Maryland Extension’s raised-bed soil guidance says beds on hard surfaces should be at least 8 inches deep for leafy greens, beans, and cucumbers, and 12 to 24 inches deep for peppers, tomatoes, and squash. That’s a clean way to think about depth: the more the bed acts like a container, the more soil volume you need to build in from the start.

  • 6 to 8 inches: lettuce, spinach, basil, arugula, radishes.
  • 10 to 12 inches: beans, onions, chard, many herbs, strawberries.
  • 12 to 18 inches: carrots, beets, peppers, tomatoes, cucumbers.
  • 18 inches and up: deep-rooted crops in beds set on hard surfaces.

If your yard soil is rocky, compacted, or full of old roots, go a bit deeper. If the ground below is loose and drains well, you can stay on the lean side and still grow plenty.

Path Spacing And Bed Height Change The Feel Of The Whole Garden

Path width gets ignored until harvest day. Then you’re trying to squeeze past squash vines with a bucket in one hand and wet soil underfoot. For a small backyard patch, 18 to 24 inches between beds works. If you use a wheelbarrow, garden cart, or need more room for kneeling, 30 to 36 inches feels better.
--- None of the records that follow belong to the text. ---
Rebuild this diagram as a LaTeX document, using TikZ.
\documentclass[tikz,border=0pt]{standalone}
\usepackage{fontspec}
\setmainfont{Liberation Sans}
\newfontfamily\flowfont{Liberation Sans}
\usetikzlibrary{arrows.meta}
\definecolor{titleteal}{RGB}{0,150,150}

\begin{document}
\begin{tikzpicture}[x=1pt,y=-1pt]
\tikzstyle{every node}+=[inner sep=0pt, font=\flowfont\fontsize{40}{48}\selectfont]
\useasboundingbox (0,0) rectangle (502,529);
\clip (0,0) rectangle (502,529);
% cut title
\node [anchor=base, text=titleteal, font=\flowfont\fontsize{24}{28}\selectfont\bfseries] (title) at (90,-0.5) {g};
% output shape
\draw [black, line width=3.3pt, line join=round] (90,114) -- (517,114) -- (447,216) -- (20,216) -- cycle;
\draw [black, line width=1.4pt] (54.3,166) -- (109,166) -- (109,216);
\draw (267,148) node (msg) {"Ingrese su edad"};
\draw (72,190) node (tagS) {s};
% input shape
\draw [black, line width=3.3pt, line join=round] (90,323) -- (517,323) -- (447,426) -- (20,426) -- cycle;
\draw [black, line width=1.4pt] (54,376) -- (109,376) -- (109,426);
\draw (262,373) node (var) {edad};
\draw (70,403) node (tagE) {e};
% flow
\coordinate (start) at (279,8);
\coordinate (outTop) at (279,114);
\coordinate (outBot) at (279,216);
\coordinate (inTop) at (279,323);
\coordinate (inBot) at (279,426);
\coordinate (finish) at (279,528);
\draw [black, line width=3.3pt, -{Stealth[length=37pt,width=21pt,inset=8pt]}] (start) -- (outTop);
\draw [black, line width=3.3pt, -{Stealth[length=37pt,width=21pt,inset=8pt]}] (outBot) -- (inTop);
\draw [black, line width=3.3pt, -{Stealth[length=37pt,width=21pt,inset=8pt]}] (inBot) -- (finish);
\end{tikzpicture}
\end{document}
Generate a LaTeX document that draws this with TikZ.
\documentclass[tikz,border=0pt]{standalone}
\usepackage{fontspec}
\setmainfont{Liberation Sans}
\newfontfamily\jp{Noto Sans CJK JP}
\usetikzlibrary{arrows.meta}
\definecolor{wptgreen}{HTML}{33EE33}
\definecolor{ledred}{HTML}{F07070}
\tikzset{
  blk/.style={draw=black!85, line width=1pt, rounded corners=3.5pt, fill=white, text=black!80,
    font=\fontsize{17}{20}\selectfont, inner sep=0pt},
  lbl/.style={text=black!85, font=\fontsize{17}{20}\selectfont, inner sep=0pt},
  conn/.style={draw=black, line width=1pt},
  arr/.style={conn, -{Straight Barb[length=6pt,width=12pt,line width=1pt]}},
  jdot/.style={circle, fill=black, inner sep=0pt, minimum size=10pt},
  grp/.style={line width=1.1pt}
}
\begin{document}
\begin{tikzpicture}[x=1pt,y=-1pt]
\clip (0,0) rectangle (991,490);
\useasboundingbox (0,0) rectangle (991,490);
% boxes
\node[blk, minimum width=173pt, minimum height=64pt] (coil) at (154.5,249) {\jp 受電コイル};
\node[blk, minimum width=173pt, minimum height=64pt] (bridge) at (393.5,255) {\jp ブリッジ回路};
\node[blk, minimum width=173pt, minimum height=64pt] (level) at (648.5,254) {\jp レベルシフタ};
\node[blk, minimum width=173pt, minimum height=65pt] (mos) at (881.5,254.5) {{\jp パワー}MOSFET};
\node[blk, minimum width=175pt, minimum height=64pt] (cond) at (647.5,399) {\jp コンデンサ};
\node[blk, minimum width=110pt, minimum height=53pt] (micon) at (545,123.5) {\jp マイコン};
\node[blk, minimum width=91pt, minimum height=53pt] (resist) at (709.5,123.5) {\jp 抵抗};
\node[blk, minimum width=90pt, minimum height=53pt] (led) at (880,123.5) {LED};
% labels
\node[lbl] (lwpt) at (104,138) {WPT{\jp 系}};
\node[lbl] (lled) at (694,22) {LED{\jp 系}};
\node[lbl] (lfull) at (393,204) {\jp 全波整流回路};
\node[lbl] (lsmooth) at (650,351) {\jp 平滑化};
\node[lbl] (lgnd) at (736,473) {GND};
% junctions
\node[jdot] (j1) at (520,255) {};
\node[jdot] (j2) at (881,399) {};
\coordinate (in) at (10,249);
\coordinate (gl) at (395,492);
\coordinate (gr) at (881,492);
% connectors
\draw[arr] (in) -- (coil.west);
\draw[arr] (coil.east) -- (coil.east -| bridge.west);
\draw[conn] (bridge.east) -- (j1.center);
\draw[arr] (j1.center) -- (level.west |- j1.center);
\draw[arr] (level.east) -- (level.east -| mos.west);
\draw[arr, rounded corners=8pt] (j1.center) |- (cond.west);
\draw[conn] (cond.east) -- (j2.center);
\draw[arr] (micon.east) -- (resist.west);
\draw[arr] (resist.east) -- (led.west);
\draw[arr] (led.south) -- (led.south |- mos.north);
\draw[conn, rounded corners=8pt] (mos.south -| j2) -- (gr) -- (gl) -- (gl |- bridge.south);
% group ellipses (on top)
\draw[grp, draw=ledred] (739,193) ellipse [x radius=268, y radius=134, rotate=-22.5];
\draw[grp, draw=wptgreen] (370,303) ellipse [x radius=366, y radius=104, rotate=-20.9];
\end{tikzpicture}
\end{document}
Height also changes the daily feel of the bed. A low frame, around 6 to 10 inches, is cheap and works well over open ground. Taller beds cost more because they need more soil and stronger sides. They earn that cost when bending is an issue or the bed sits on a driveway, deck, or paved space.

Feature Common Size Best Fit
Walking path 18 to 24 inches Small gardens with foot traffic only
Wheelbarrow path 30 to 36 inches Easy hauling and harvest work
Low raised bed 6 to 10 inches tall Beds set over decent garden soil
Standard raised bed 10 to 12 inches tall Most mixed vegetable gardens
Tall raised bed 18 to 30 inches tall Patios, easy access, and less bending

Common Mistakes That Make Raised Beds Feel Too Small Or Too Big

The most common mistake is making the bed too wide. A 5-foot width sounds fine on paper, then turns into a stretch once tomatoes fill in and the mulch goes down. The next mistake is building a giant bed with no thought for paths. One big rectangle can trap you into stepping where you should not step.

Another miss is using deep beds where they are not needed. A 24-inch-deep bed over good soil burns through lumber, soil mix, and cash. Save that depth for hard surfaces, root-heavy planting plans, or beds built for easier access.

One more trap: making the bed so long that it bows in the middle. If you go past 8 feet, add cross-bracing or center stakes. Wet soil is heavy, and wood always loses that tug-of-war when a frame has no support.

A Simple Sizing Formula Before You Build

If you want one clean rule, use this:

  1. Set width by arm reach, not by the empty spot in the yard.
  2. Set depth by crop roots and whether the bed sits on soil or on a hard surface.
  3. Set length by board size, budget, and how far you want to walk around it.

For most people, that lands on a bed around 4 feet wide, 8 feet long, and 10 to 12 inches deep. It’s roomy, easy to manage, and simple to build with stock lumber sizes. If you want a smaller first try, a 3-by-6-foot bed is a smart start. It still gives you enough room for a tidy mix of greens, herbs, and summer crops without turning the yard into a project that drags on.

So, how big are raised garden beds? In plain terms, they’re usually as wide as your arms can comfortably reach, as deep as your crops need, and as long as your space can handle without making upkeep a chore. Start there, and the bed will work with you instead of against you.